Make an exact copy of the lines, leaving the pictures out.

## Start INFORMATION PROVIDED

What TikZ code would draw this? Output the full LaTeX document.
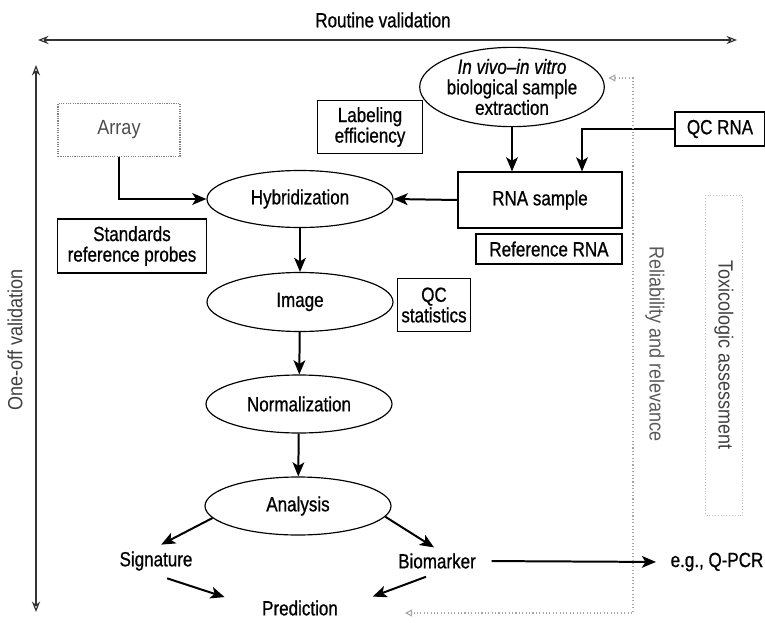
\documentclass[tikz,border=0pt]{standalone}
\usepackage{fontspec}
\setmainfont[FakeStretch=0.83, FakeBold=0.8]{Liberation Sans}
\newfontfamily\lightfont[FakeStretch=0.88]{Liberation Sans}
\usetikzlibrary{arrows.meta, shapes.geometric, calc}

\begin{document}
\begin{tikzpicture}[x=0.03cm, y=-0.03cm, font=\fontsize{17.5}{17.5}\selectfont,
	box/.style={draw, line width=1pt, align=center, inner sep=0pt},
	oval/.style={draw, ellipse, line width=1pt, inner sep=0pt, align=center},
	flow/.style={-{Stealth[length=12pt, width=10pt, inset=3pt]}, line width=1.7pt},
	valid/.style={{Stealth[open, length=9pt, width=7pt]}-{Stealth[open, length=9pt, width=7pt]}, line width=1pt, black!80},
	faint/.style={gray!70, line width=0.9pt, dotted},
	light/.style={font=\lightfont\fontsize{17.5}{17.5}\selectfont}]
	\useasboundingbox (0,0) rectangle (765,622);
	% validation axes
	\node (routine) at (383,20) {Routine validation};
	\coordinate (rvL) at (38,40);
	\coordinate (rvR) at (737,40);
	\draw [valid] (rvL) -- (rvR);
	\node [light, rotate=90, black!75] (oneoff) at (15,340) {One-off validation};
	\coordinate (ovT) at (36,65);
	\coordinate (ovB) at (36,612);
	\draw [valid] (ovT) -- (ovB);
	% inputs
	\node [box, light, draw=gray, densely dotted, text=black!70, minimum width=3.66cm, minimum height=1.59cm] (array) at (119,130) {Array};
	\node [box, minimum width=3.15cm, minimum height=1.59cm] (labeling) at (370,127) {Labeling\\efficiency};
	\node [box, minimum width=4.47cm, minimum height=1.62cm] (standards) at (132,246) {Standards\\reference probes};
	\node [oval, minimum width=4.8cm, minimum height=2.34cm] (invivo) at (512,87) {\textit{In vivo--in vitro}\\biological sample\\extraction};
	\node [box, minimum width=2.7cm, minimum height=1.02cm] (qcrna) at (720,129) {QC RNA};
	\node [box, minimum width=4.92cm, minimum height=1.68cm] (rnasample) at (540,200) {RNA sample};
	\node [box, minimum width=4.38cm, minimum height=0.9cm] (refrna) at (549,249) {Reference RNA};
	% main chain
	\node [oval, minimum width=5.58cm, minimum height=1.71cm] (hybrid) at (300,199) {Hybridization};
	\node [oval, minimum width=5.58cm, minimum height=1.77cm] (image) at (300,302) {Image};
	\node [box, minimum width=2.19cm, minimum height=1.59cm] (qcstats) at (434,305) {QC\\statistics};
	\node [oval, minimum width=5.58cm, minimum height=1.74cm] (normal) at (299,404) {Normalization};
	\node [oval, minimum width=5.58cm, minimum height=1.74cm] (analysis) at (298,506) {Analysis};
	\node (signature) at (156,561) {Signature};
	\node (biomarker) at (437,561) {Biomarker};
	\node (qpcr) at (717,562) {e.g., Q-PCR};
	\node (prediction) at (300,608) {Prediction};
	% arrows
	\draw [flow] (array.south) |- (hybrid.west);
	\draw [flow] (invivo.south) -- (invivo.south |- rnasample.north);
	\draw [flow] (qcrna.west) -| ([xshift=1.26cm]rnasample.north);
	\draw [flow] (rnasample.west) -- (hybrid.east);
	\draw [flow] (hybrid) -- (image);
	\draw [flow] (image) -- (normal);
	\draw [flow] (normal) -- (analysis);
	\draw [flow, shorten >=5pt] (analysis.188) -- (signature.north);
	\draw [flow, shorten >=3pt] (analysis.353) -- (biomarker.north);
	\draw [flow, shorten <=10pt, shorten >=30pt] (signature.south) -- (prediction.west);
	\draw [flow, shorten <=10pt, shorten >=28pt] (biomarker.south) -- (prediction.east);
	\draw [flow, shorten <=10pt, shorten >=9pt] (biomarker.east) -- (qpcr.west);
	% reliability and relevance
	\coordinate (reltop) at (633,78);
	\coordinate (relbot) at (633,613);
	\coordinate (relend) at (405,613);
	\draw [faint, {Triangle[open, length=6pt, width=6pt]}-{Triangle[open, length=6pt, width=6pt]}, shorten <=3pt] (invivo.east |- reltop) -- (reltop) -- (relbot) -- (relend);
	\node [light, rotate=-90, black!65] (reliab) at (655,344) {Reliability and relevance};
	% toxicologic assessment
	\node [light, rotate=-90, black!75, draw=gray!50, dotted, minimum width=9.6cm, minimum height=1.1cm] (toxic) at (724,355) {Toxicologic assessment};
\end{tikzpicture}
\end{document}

## End INFORMATION PROVIDED

RESPONSE:
What TikZ code would draw this? Output the full LaTeX document.
\documentclass[tikz,border=0pt]{standalone}
\usepackage{fontspec}
\setmainfont[FakeStretch=0.83, FakeBold=0.8]{Liberation Sans}
\newfontfamily\lightfont[FakeStretch=0.88]{Liberation Sans}
\usetikzlibrary{arrows.meta, shapes.geometric, calc}

\begin{document}
\begin{tikzpicture}[x=0.03cm, y=-0.03cm, font=\fontsize{17.5}{17.5}\selectfont,
	box/.style={draw, line width=1pt, align=center, inner sep=0pt},
	oval/.style={draw, ellipse, line width=1pt, inner sep=0pt, align=center},
	flow/.style={-{Stealth[length=12pt, width=10pt, inset=3pt]}, line width=1.7pt},
	valid/.style={{Stealth[open, length=9pt, width=7pt]}-{Stealth[open, length=9pt, width=7pt]}, line width=1pt, black!80},
	faint/.style={gray!70, line width=0.9pt, dotted},
	light/.style={font=\lightfont\fontsize{17.5}{17.5}\selectfont}]
	\useasboundingbox (0,0) rectangle (765,622);
	% validation axes
	\node (routine) at (383,20) {Routine validation};
	\coordinate (rvL) at (38,40);
	\coordinate (rvR) at (737,40);
	\draw [valid] (rvL) -- (rvR);
	\node [light, rotate=90, black!75] (oneoff) at (15,340) {One-off validation};
	\coordinate (ovT) at (36,65);
	\coordinate (ovB) at (36,612);
	\draw [valid] (ovT) -- (ovB);
	% inputs
	\node [box, light, draw=gray, densely dotted, text=black!70, minimum width=3.66cm, minimum height=1.59cm] (array) at (119,130) {Array};
	\node [box, minimum width=3.15cm, minimum height=1.59cm] (labeling) at (370,127) {Labeling\\efficiency};
	\node [box, minimum width=4.47cm, minimum height=1.62cm] (standards) at (132,246) {Standards\\reference probes};
	\node [oval, minimum width=4.8cm, minimum height=2.34cm] (invivo) at (512,87) {\textit{In vivo--in vitro}\\biological sample\\extraction};
	\node [box, minimum width=2.7cm, minimum height=1.02cm] (qcrna) at (720,129) {QC RNA};
	\node [box, minimum width=4.92cm, minimum height=1.68cm] (rnasample) at (540,200) {RNA sample};
	\node [box, minimum width=4.38cm, minimum height=0.9cm] (refrna) at (549,249) {Reference RNA};
	% main chain
	\node [oval, minimum width=5.58cm, minimum height=1.71cm] (hybrid) at (300,199) {Hybridization};
	\node [oval, minimum width=5.58cm, minimum height=1.77cm] (image) at (300,302) {Image};
	\node [box, minimum width=2.19cm, minimum height=1.59cm] (qcstats) at (434,305) {QC\\statistics};
	\node [oval, minimum width=5.58cm, minimum height=1.74cm] (normal) at (299,404) {Normalization};
	\node [oval, minimum width=5.58cm, minimum height=1.74cm] (analysis) at (298,506) {Analysis};
	\node (signature) at (156,561) {Signature};
	\node (biomarker) at (437,561) {Biomarker};
	\node (qpcr) at (717,562) {e.g., Q-PCR};
	\node (prediction) at (300,608) {Prediction};
	% arrows
	\draw [flow] (array.south) |- (hybrid.west);
	\draw [flow] (invivo.south) -- (invivo.south |- rnasample.north);
	\draw [flow] (qcrna.west) -| ([xshift=1.26cm]rnasample.north);
	\draw [flow] (rnasample.west) -- (hybrid.east);
	\draw [flow] (hybrid) -- (image);
	\draw [flow] (image) -- (normal);
	\draw [flow] (normal) -- (analysis);
	\draw [flow, shorten >=5pt] (analysis.188) -- (signature.north);
	\draw [flow, shorten >=3pt] (analysis.353) -- (biomarker.north);
	\draw [flow, shorten <=10pt, shorten >=30pt] (signature.south) -- (prediction.west);
	\draw [flow, shorten <=10pt, shorten >=28pt] (biomarker.south) -- (prediction.east);
	\draw [flow, shorten <=10pt, shorten >=9pt] (biomarker.east) -- (qpcr.west);
	% reliability and relevance
	\coordinate (reltop) at (633,78);
	\coordinate (relbot) at (633,613);
	\coordinate (relend) at (405,613);
	\draw [faint, {Triangle[open, length=6pt, width=6pt]}-{Triangle[open, length=6pt, width=6pt]}, shorten <=3pt] (invivo.east |- reltop) -- (reltop) -- (relbot) -- (relend);
	\node [light, rotate=-90, black!65] (reliab) at (655,344) {Reliability and relevance};
	% toxicologic assessment
	\node [light, rotate=-90, black!75, draw=gray!50, dotted, minimum width=9.6cm, minimum height=1.1cm] (toxic) at (724,355) {Toxicologic assessment};
\end{tikzpicture}
\end{document}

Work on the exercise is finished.